Arvind Krishna's 2020-21 Revenue Growth by the Numbers
- Krishna 2020-21 Revenue Growth
- IBM Revenue Growth, with Kyndryl in the picture, was down 5% in 2020 and down 22% in 2021; considering the Kyndryl divestiture, the corporation writes in its 2021 Annual Report that revenue growth was down 4% in 2020 but increased 4% in 2021.
- Krishna & Rometty 2011–21 Revenue Growth
- IBM Revenue Growth in this decade-long, revenue-growth snapshot is not a pretty picture. Annual revenue growth was only positive one time—barely. Considering the Kyndryl divestiture, the corporation writes that revenue growth was only down 4% in 2020 but increased 4% in 2021. As we say in Texas, "This is putting lipstick on a pig."
- Krishna, Rometty, Palmisano & Gerstner 1999–2021 Revenue Growth
- IBM Revenue Growth in this twenty-first-century chart is a picture of inconsistency. Annual revenue growth was negative twelve out of the last twenty-two years and, given the benefit of the Kyndryl divestiture, only positive two out of the last ten years.

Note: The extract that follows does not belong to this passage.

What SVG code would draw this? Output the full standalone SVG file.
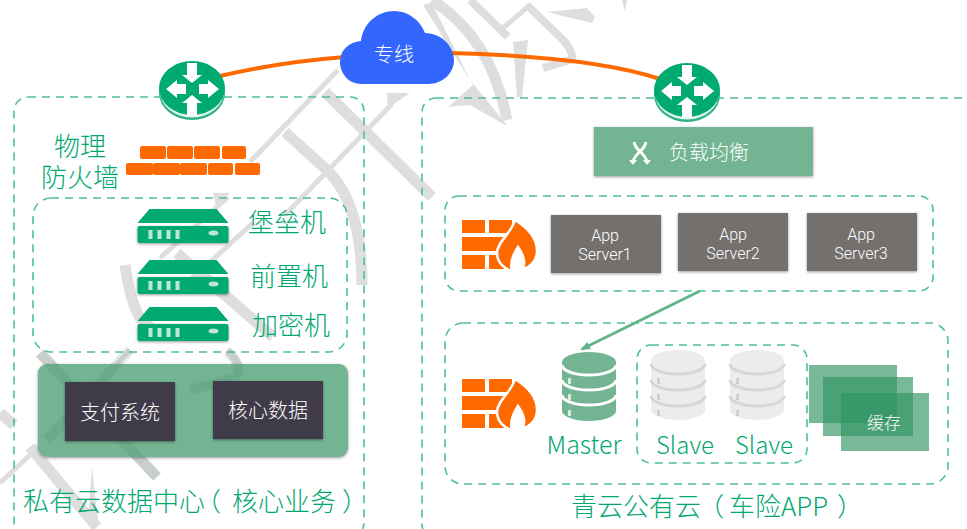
<svg xmlns="http://www.w3.org/2000/svg" width="967" height="529" viewBox="0 0 967 529">
<style>
text{font-family:"Noto Sans CJK SC","Noto Sans",sans-serif;font-weight:300}
.zone{fill:none;stroke:#4cc193;stroke-width:1.6;stroke-dasharray:8 6}
.lbl{fill:#00a870;font-size:26px}
.tight{font-family:"Liberation Sans","Noto Sans CJK SC",sans-serif}
.halt{font-feature-settings:"halt"}
.en{fill:#00a870;font-size:24px;text-anchor:middle}
.wt{fill:#fff;font-size:20px;text-anchor:middle}
.srv{fill:#fff;font-family:Roboto,sans-serif;font-size:16px;text-anchor:middle}
.wm{fill:none;stroke:#dedede;stroke-width:11}
.wm2{fill:none;stroke:#dedede;stroke-width:8}
.wmt{fill:none;stroke:#dedede;stroke-width:5}
.wp{fill:#dedede}
.ov{fill:none;stroke:#2f6e4f;stroke-opacity:.13;stroke-width:10}
.b{fill:#ff6a00}
.g{fill:#00aa70}
.c{fill:#2f9463;fill-opacity:.65}
</style>
<defs>
<filter id="sh" x="-10%" y="-15%" width="120%" height="130%"><feDropShadow dx="0" dy="1" stdDeviation="1.500" flood-color="#000" flood-opacity=".4"/></filter>
<marker id="ah" markerWidth="10" markerHeight="8" refX="8" refY="4" orient="auto" markerUnits="userSpaceOnUse"><path d="M0 0L10 4L0 8z" fill="#62b48c"/></marker>
<g id="router">
<ellipse cx="0" cy="5" rx="33" ry="27" fill="#2fb585"/>
<ellipse cx="0" cy="3" rx="32" ry="26.500" fill="#e6f6f0"/>
<ellipse cx="0" cy="0" rx="33" ry="27" class="g"/>
<path fill="#fff" d="M-5-25H5V-13H10L0-5L-10-13H-5zM-5 27H5V15H10L0 7L-10 15H-5zM-26 1L-15-8V-4H-6V6H-15V10zM27 1L16-8V-4H7V6H16V10z"/>
</g>
<g id="firewall">
<path class="b" d="M0 0h23v13h-23zM27 0h23v13h-23zM0 17h45v14h-45zM0 35h23v14h-23zM27 35h19v14h-19z"/>
<path class="b" stroke="#fff" stroke-width="2.500" d="M53 0C66 8 75 19 75 31C75 41 68 47 60 50C64 44 63 37 56 27C50 36 48 44 50 51C42 49 35 42 35 33C35 22 49 14 53 0z"/>
</g>
<g id="dbg">
<path fill="#73b593" d="M-27 10V59a27 10 0 0 0 54 0V10z"/>
<path fill="none" stroke="#fff" stroke-width="3" d="M-27 13a27 10 0 0 0 54 0M-27 28a27 10 0 0 0 54 0M-27 43a27 10 0 0 0 54 0"/>
<ellipse cx="0" cy="10" rx="27" ry="10" fill="#73b593"/>
<path fill="#d7ebe0" d="M-21 26h3v6h-3zM-21 42h3v6h-3zM-21 58h3v6h-3z"/>
</g>
<g id="dbw">
<path fill="#ececec" d="M-27 10V60a27 10 0 0 0 54 0V10z"/>
<path fill="none" stroke="#d6d6d6" stroke-width="3" d="M-27 14a27 10 0 0 0 54 0M-27 30a27 10 0 0 0 54 0M-27 46a27 10 0 0 0 54 0"/>
<ellipse cx="0" cy="10" rx="27" ry="10" fill="#ececec"/>
<path fill="#cfcfcf" d="M-21 28h3v6h-3zM-21 44h3v6h-3zM-21 60h3v6h-3z"/>
</g>
<g id="appliance">
<path class="g" d="M12 0H79L91 14H0z"/>
<rect x="0" y="17" width="91" height="17" rx="2" class="g" filter="url(#sh)"/>
<path fill="#bfe5d6" d="M11 21h4v9h-4zM20 21h4v9h-4zM29 21h4v9h-4zM38 21h4v9h-4z"/>
<ellipse cx="76" cy="24" rx="5" ry="2.500" fill="#bfe5d6"/>
</g>
</defs>
<rect width="967" height="529" fill="#fff"/>
<g id="watermark">
<path class="wmt" d="M338 70L250 162M392 104L285 215M228 197L160 258M253 223L187 283M130 350L47 440M43 443L0 483"/>
<path class="wm" d="M325 92L432 197M285 132L330 173C350 195 362 230 362 285"/>
<path class="wp" d="M410 93H387L388 108zM230 193H213L216 206zM513 42L528 40L522 97L517 97zM547 12L587 8L595 17L592 23L567 17zM622 0L625 12L627 0zM92 467L88 520H98zM423 5L432 3L470 80L507 125L505 125L470 105L448 107L473 85z"/>
<path class="wm" d="M125 265C128 285 132 305 140 318L157 333M177 253L273 337M40 353L157 477M30 447L97 527M0 413L14 425"/>
<path class="wm2" d="M227 350C240 362 242 374 233 378L190 390M470 0L508 37M527 5L563 40C572 50 574 58 570 60L543 68"/>
<path class="wm" d="M432 0C470 25 495 60 507 120" stroke-width="9"/>
<path class="wmt" d="M530 5L503 28"/>
</g>
<g id="connectors">
<path d="M220 76Q280 62 345 57" fill="none" stroke="#ff6a00" stroke-width="4"/>
<path d="M450 53C530 55 610 62 660 79" fill="none" stroke="#ff6a00" stroke-width="4"/>
<path d="M700 291L582 349" fill="none" stroke="#62b48c" stroke-width="3" marker-end="url(#ah)"/>
</g>
<g id="zone-private"><rect class="zone" x="14" y="97" width="350" height="440" rx="14"/></g>
<g id="zone-public"><rect class="zone" x="422" y="98" width="570" height="440" rx="14"/></g>
<g id="zone-dmz"><rect class="zone" x="33" y="198" width="314" height="154" rx="18"/></g>
<g id="zone-app"><rect class="zone" x="445" y="196" width="488" height="95" rx="14"/></g>
<g id="zone-db"><rect class="zone" x="445" y="323" width="503" height="161" rx="18"/></g>
<g id="zone-slave"><rect class="zone" x="637" y="345" width="170" height="118" rx="14"/></g>
<g id="router-left"><use href="#router" x="192" y="88"/></g>
<g id="router-right"><use href="#router" x="687" y="90"/></g>
<g id="cloud">
<path fill="#3366ff" d="M362 84C347 84 340 72 340 62C340 50 349 42 361 41C363 23 378 11 394 11C408 11 420 20 425 33C442 33 454 47 454 60C454 73 443 84 428 84z"/>
<text class="wt" x="394" y="62">专线</text>
</g>
<g id="firewall-physical">
<path class="b" d="M142 146h22a2 2 0 0 1 2 2v9a2 2 0 0 1-2 2h-22a2 2 0 0 1-2-2v-9a2 2 0 0 1 2-2zM169 146h22a2 2 0 0 1 2 2v9a2 2 0 0 1-2 2h-22a2 2 0 0 1-2-2v-9a2 2 0 0 1 2-2zM196 146h22a2 2 0 0 1 2 2v9a2 2 0 0 1-2 2h-22a2 2 0 0 1-2-2v-9a2 2 0 0 1 2-2zM224 146h20a2 2 0 0 1 2 2v9a2 2 0 0 1-2 2h-20a2 2 0 0 1-2-2v-9a2 2 0 0 1 2-2zM128 163h23a2 2 0 0 1 2 2v8a2 2 0 0 1-2 2h-23a2 2 0 0 1-2-2v-8a2 2 0 0 1 2-2zM155 163h23a2 2 0 0 1 2 2v8a2 2 0 0 1-2 2h-23a2 2 0 0 1-2-2v-8a2 2 0 0 1 2-2zM182 163h23a2 2 0 0 1 2 2v8a2 2 0 0 1-2 2h-23a2 2 0 0 1-2-2v-8a2 2 0 0 1 2-2zM210 163h21a2 2 0 0 1 2 2v8a2 2 0 0 1-2 2h-21a2 2 0 0 1-2-2v-8a2 2 0 0 1 2-2zM237 163h21a2 2 0 0 1 2 2v8a2 2 0 0 1-2 2h-21a2 2 0 0 1-2-2v-8a2 2 0 0 1 2-2z"/>
<text class="lbl tight" text-anchor="middle"><tspan x="80" y="156">物理</tspan><tspan x="80" y="187">防火墙</tspan></text>
</g>
<g id="bastion"><use href="#appliance" x="137.500" y="209"/><text class="lbl" x="248" y="232">堡垒机</text></g>
<g id="frontend"><use href="#appliance" x="137.500" y="260"/><text class="lbl" x="250" y="286">前置机</text></g>
<g id="encrypt"><use href="#appliance" x="137.500" y="307"/><text class="lbl" x="252" y="335">加密机</text></g>
<g id="core-group">
<rect x="38" y="364" width="310" height="93" rx="9" fill="#73b593" filter="url(#sh)"/>
<path class="ov" d="M40 353L157 477M130 350L47 440M227 352C240 362 242 374 233 378L190 390"/>
<rect x="65" y="382" width="110" height="59" fill="#3f3b49" filter="url(#sh)"/>
<text class="wt" x="120" y="420">支付系统</text>
<rect x="213" y="381" width="110" height="58" fill="#3f3b49" filter="url(#sh)"/>
<text class="wt" x="268" y="418">核心数据</text>
</g>
<text id="label-private" class="lbl" y="511"><tspan x="23">私有云数据中心</tspan><tspan class="halt" x="208">（</tspan><tspan x="232">核心业务</tspan><tspan x="342">）</tspan></text>
<g id="lb">
<rect x="594" y="127" width="219" height="49" fill="#73b593" filter="url(#sh)"/>
<path fill="none" stroke="#fff" stroke-width="3" d="M634 142C636 152 645 152 647 162M646 142C644 152 635 152 633 162"/>
<path fill="#fff" d="M629 160h8l-4 5zM643 160h8l-4 5z"/>
<text class="wt" x="709" y="160">负载均衡</text>
</g>
<g id="firewall-app"><use href="#firewall" x="462" y="220"/></g>
<g id="server1"><rect x="551" y="215" width="110" height="58" fill="#736f6e" filter="url(#sh)"/><text class="srv" x="605" y="241">App</text><text class="srv" x="605" y="260">Server1</text></g>
<g id="server2"><rect x="678" y="213" width="110" height="58" fill="#736f6e" filter="url(#sh)"/><text class="srv" x="733" y="240">App</text><text class="srv" x="733" y="259">Server2</text></g>
<g id="server3"><rect x="807" y="213" width="110" height="58" fill="#736f6e" filter="url(#sh)"/><text class="srv" x="861" y="240">App</text><text class="srv" x="861" y="259">Server3</text></g>
<g id="firewall-db"><use href="#firewall" x="462" y="379"/></g>
<g id="master"><use href="#dbg" x="589" y="352"/><text class="en" x="584" y="454" style="font-size:25px">Master</text></g>
<g id="slave1"><use href="#dbw" x="678" y="350"/><text class="en" x="685" y="454">Slave</text></g>
<g id="slave2"><use href="#dbw" x="757" y="350"/><text class="en" x="764" y="454">Slave</text></g>
<g id="cache">
<rect class="c" x="809" y="365" width="88" height="58"/>
<rect class="c" x="823" y="377" width="90" height="59"/>
<rect class="c" x="841" y="393" width="88" height="58"/>
<text class="wt" x="884" y="429" style="font-size:17px">缓存</text>
</g>
<text id="label-public" class="lbl" y="516"><tspan x="571">青云公有云</tspan><tspan class="halt" x="711">（</tspan><tspan x="729">车险APP</tspan><tspan x="837">）</tspan></text>
</svg>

Arvind Krishna's 2020-21 Profit Growth by the Numbers
- Krishna 2020-21 Profit Growth
- IBM Net Income or Profit Growth was down 40.7% in 2020 but increased 2.7% in 2021 with the Kyndryl divestiture.
- Krishna & Rometty 2011–21 Profit Growth
- IBM Net Income or Profit Growth was down five years and up five years. This seesaw picture of inconsistent profit growth and the lack-of-growth, revenue chart above should cause any analyst to question the corner offices' on-going premise that they are focusing on building products of higher value that are in demand by their customers.
- Krishna, Rometty, Palmisano & Gerstner 1999–2021 Profit Growth
- IBM Net Income or Profit Growth was supported in the first decade of the twenty-first century by financial engineering and aggressive bookkeeping as annotated on this chart. These tactics appear to have reached their limits in 2011-2012.